* **SET PROBLEM**
Extract the first line of the entries below and every line after it up to the one containing "323.15, 328.15, 333.15]", both kept. Pictures are excluded.

* **INPUT MATERIAL**
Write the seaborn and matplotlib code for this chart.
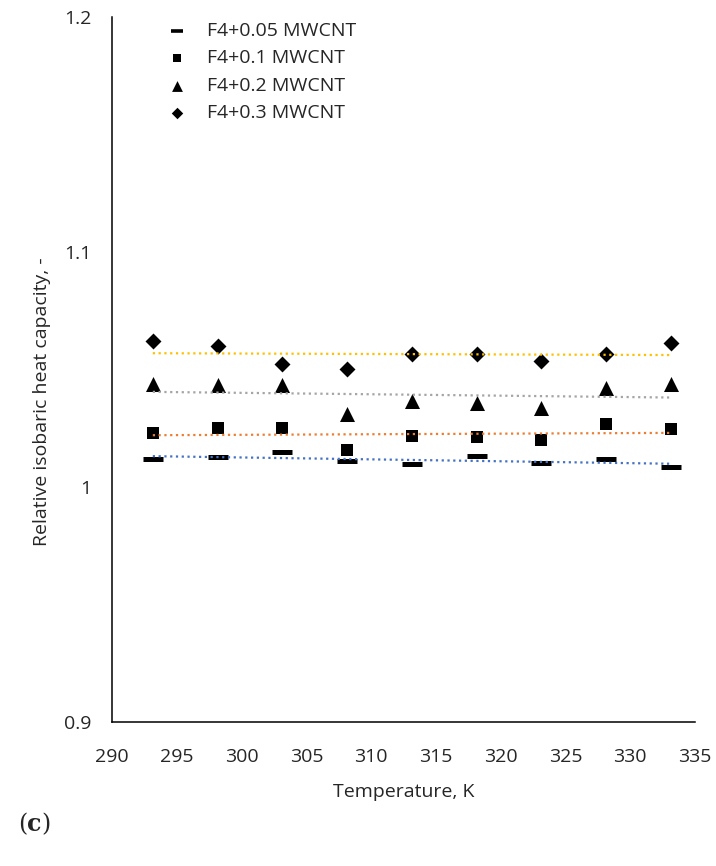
import numpy as np
import pandas as pd
import matplotlib
matplotlib.use('Agg')
import matplotlib.pyplot as plt
from matplotlib.ticker import FuncFormatter
import seaborn as sns

# temperatures, K
temperature = [293.15, 298.15, 303.15, 308.15, 313.15, 318.15, 323.15, 328.15, 333.15]

# relative isobaric heat capacity
cp_005 = [1.0120, 1.0127, 1.0148, 1.0109, 1.0096, 1.0133, 1.0100, 1.0117, 1.0085]
cp_01 = [1.0228, 1.0251, 1.0251, 1.0157, 1.0216, 1.0211, 1.0199, 1.0267, 1.0247]
cp_02 = [1.0439, 1.0432, 1.0432, 1.0312, 1.0366, 1.0357, 1.0336, 1.0421, 1.0439]
cp_03 = [1.0623, 1.0599, 1.0524, 1.0500, 1.0564, 1.0567, 1.0534, 1.0564, 1.0613]

labels = ['F4+0.05 MWCNT', 'F4+0.1 MWCNT', 'F4+0.2 MWCNT', 'F4+0.3 MWCNT']

series = [cp_005, cp_01, cp_02, cp_03]
markers = ['_', 's', '^', 'D']
sizes = [196, 74, 117, 66]
trend_colors = ['#4472C4', '#ED7D31', '#A5A5A5', '#FFC000']

sns.set_style('white')
plt.rcParams['font.family'] = ['Open Sans', 'DejaVu Sans']
plt.rcParams['font.size'] = 14
text_col = '#262626'

fig = plt.figure(figsize=(7.16, 8.66), dpi=100)
ax = fig.add_axes([0.1564, 0.1663, 0.8143, 0.8141])

for vals, lab, mk, sz, col in zip(series, labels, markers, sizes, trend_colors):
    df = pd.DataFrame({'T': temperature, 'cp': vals})
    if mk == '_':
        sns.scatterplot(data=df, x='T', y='cp', marker=mk, s=sz, color='black',
                        linewidth=3.6, label=lab, ax=ax, zorder=2)
    else:
        sns.scatterplot(data=df, x='T', y='cp', marker=mk, s=sz, color='black',
                        linewidth=0, label=lab, ax=ax, zorder=2)
    # linear trendline (dotted, like Excel)
    sns.regplot(data=df, x='T', y='cp', scatter=False, ci=None, ax=ax,
                line_kws={'color': col, 'linestyle': (0, (1, 1.6)), 'linewidth': 1.6, 'zorder': 3})

ax.set_xlim(290, 335)
ax.set_ylim(0.9, 1.2)
ax.set_xticks(np.arange(290, 336, 5))
ax.set_yticks([0.9, 1.0, 1.1, 1.2])
ax.yaxis.set_major_formatter(FuncFormatter(lambda v, p: '{:g}'.format(round(v, 2))))

sns.despine(ax=ax)
for side in ['left', 'bottom']:
    ax.spines[side].set_color('black')
    ax.spines[side].set_linewidth(1.1)
ax.tick_params(axis='x', direction='inout', length=10, width=1.1, color='black', pad=14,
               labelsize=14, labelcolor=text_col)
ax.tick_params(axis='y', direction='out', length=6, width=1.1, color='black', pad=9,
               labelsize=14, labelcolor=text_col)

ax.set_xlabel('Temperature, K', fontsize=14, labelpad=12, color=text_col)
ax.set_ylabel('Relative isobaric heat capacity, -', fontsize=14, color=text_col)
ax.yaxis.set_label_coords(-0.105, 0.455)

leg = ax.legend(loc='upper left', bbox_to_anchor=(0.055, 1.012), frameon=False,
                fontsize=14, handletextpad=0.55, labelspacing=0.48, borderaxespad=0.3,
                markerscale=0.72)
for t in leg.get_texts():
    t.set_color(text_col)
for h in leg.legend_handles:
    h.set_color('black')
# the dash handle keeps its line width, shrink it by hand
leg.legend_handles[0].set_sizes([64])
leg.legend_handles[0].set_linewidth(2.6)

fig.text(0.025, 0.04, '(', fontsize=17, family='DejaVu Serif')
fig.text(0.038, 0.04, 'c', fontsize=17, family='DejaVu Serif', fontweight='bold')
fig.text(0.058, 0.04, ')', fontsize=17, family='DejaVu Serif')

fig.savefig('out.png', dpi=100)
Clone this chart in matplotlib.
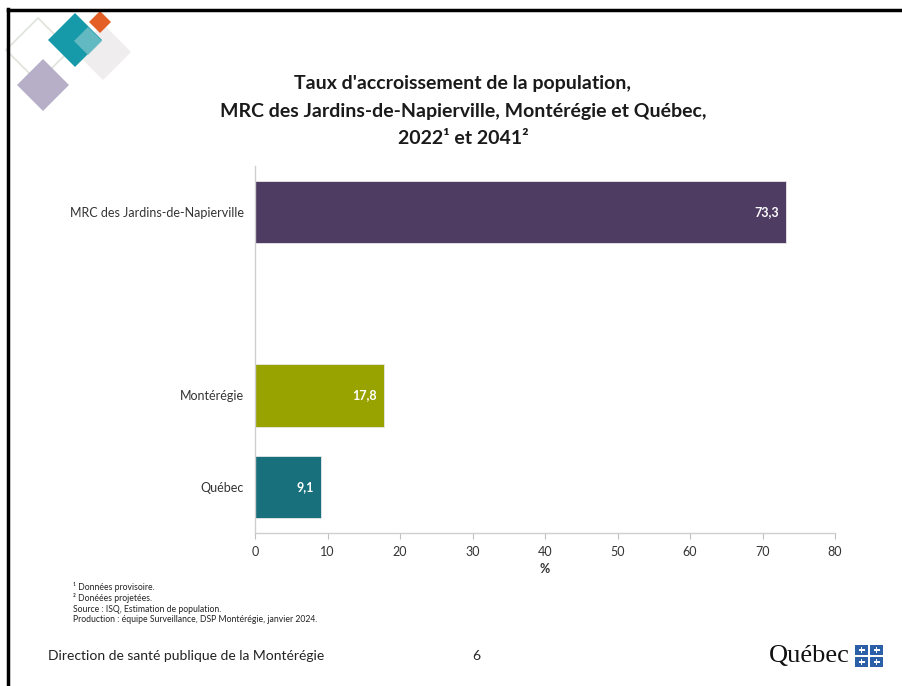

* **REPLY**
Write the seaborn and matplotlib code for this chart.
import numpy as np
import pandas as pd
import matplotlib
matplotlib.use('Agg')
import matplotlib.pyplot as plt
from matplotlib.ticker import FuncFormatter
import seaborn as sns

# temperatures, K
temperature = [293.15, 298.15, 303.15, 308.15, 313.15, 318.15, 323.15, 328.15, 333.15]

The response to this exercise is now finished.